● **INSTRUCTIONS FOR THE TASK**: Set each record down exactly, excluding all images.

##### RECORDS SHOWN

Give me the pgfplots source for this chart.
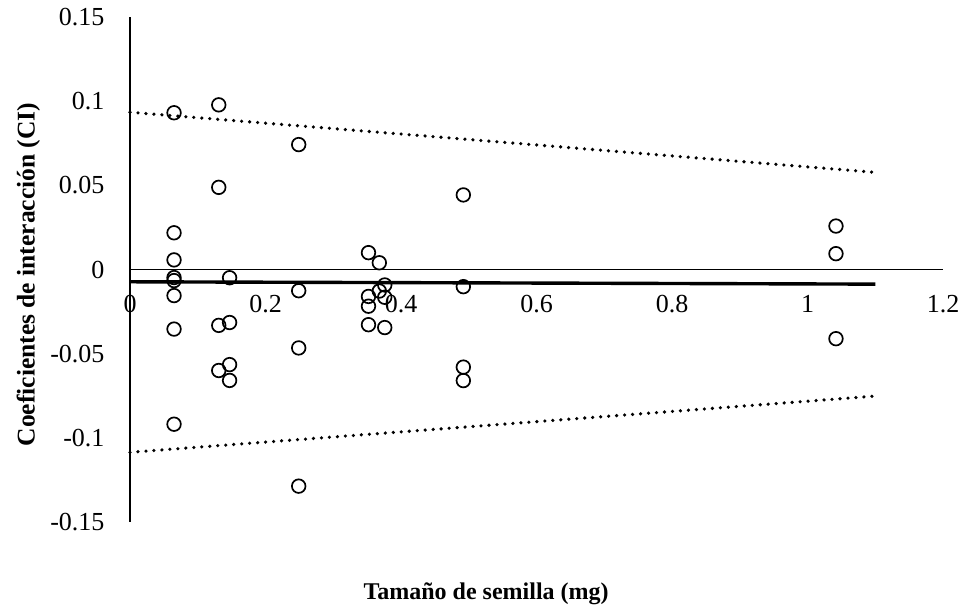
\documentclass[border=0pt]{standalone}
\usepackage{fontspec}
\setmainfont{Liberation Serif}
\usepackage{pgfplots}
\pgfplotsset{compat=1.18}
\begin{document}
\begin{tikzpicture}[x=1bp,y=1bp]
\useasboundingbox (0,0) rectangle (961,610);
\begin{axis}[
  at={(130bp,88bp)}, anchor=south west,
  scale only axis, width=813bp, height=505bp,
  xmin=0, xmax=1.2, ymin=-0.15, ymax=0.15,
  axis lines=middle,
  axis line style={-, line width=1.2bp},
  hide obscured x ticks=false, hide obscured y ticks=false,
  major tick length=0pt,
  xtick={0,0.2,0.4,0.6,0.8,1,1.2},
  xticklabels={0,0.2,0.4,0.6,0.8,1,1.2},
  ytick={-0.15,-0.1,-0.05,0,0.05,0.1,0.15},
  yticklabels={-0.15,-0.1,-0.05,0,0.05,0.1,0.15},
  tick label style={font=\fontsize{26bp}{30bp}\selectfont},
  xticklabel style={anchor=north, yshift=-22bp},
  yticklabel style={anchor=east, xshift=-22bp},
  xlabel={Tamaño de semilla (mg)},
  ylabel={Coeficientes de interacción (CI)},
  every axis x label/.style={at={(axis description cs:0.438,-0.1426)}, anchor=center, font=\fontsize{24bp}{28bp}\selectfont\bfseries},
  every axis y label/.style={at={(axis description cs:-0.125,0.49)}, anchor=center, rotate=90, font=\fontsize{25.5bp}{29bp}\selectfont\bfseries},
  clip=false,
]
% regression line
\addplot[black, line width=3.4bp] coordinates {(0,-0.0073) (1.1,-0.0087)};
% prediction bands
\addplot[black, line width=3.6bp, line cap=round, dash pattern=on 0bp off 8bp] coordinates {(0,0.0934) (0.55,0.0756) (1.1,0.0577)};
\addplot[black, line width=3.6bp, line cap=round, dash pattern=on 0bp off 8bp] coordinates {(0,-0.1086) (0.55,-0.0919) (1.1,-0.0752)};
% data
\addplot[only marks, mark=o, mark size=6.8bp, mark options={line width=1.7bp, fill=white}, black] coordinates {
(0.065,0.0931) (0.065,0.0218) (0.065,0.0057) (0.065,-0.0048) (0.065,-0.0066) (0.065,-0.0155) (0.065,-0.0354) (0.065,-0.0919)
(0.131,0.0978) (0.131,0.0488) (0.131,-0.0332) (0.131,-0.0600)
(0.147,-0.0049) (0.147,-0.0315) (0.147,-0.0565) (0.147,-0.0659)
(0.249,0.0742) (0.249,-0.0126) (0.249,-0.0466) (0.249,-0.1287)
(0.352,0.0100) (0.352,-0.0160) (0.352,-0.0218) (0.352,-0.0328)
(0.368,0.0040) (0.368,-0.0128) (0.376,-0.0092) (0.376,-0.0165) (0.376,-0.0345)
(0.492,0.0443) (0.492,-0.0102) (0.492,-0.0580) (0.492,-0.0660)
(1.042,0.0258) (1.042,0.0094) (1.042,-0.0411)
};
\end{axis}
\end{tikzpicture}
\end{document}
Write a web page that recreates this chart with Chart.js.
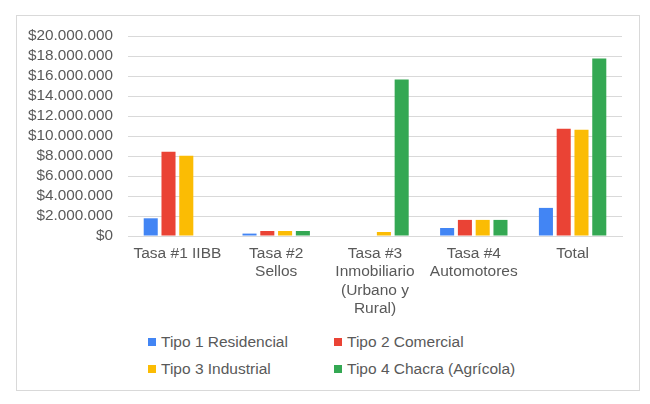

##########

● **EXERCISE RESULT**:
Give me the pgfplots source for this chart.
\documentclass[border=0pt]{standalone}
\usepackage{fontspec}
\setmainfont{Liberation Serif}
\usepackage{pgfplots}
\pgfplotsset{compat=1.18}
\begin{document}
\begin{tikzpicture}[x=1bp,y=1bp]
\useasboundingbox (0,0) rectangle (961,610);
\begin{axis}[
  at={(130bp,88bp)}, anchor=south west,
  scale only axis, width=813bp, height=505bp,
  xmin=0, xmax=1.2, ymin=-0.15, ymax=0.15,
  axis lines=middle,
  axis line style={-, line width=1.2bp},
  hide obscured x ticks=false, hide obscured y ticks=false,
  major tick length=0pt,
  xtick={0,0.2,0.4,0.6,0.8,1,1.2},
  xticklabels={0,0.2,0.4,0.6,0.8,1,1.2},
  ytick={-0.15,-0.1,-0.05,0,0.05,0.1,0.15},
  yticklabels={-0.15,-0.1,-0.05,0,0.05,0.1,0.15},
  tick label style={font=\fontsize{26bp}{30bp}\selectfont},
  xticklabel style={anchor=north, yshift=-22bp},
  yticklabel style={anchor=east, xshift=-22bp},
  xlabel={Tamaño de semilla (mg)},
  ylabel={Coeficientes de interacción (CI)},
  every axis x label/.style={at={(axis description cs:0.438,-0.1426)}, anchor=center, font=\fontsize{24bp}{28bp}\selectfont\bfseries},
  every axis y label/.style={at={(axis description cs:-0.125,0.49)}, anchor=center, rotate=90, font=\fontsize{25.5bp}{29bp}\selectfont\bfseries},
  clip=false,
]
% regression line
\addplot[black, line width=3.4bp] coordinates {(0,-0.0073) (1.1,-0.0087)};
% prediction bands
\addplot[black, line width=3.6bp, line cap=round, dash pattern=on 0bp off 8bp] coordinates {(0,0.0934) (0.55,0.0756) (1.1,0.0577)};
\addplot[black, line width=3.6bp, line cap=round, dash pattern=on 0bp off 8bp] coordinates {(0,-0.1086) (0.55,-0.0919) (1.1,-0.0752)};
% data
\addplot[only marks, mark=o, mark size=6.8bp, mark options={line width=1.7bp, fill=white}, black] coordinates {
(0.065,0.0931) (0.065,0.0218) (0.065,0.0057) (0.065,-0.0048) (0.065,-0.0066) (0.065,-0.0155) (0.065,-0.0354) (0.065,-0.0919)
(0.131,0.0978) (0.131,0.0488) (0.131,-0.0332) (0.131,-0.0600)
(0.147,-0.0049) (0.147,-0.0315) (0.147,-0.0565) (0.147,-0.0659)
(0.249,0.0742) (0.249,-0.0126) (0.249,-0.0466) (0.249,-0.1287)
(0.352,0.0100) (0.352,-0.0160) (0.352,-0.0218) (0.352,-0.0328)
(0.368,0.0040) (0.368,-0.0128) (0.376,-0.0092) (0.376,-0.0165) (0.376,-0.0345)
(0.492,0.0443) (0.492,-0.0102) (0.492,-0.0580) (0.492,-0.0660)
(1.042,0.0258) (1.042,0.0094) (1.042,-0.0411)
};
\end{axis}
\end{tikzpicture}
\end{document}
Write a web page that recreates this chart with Chart.js.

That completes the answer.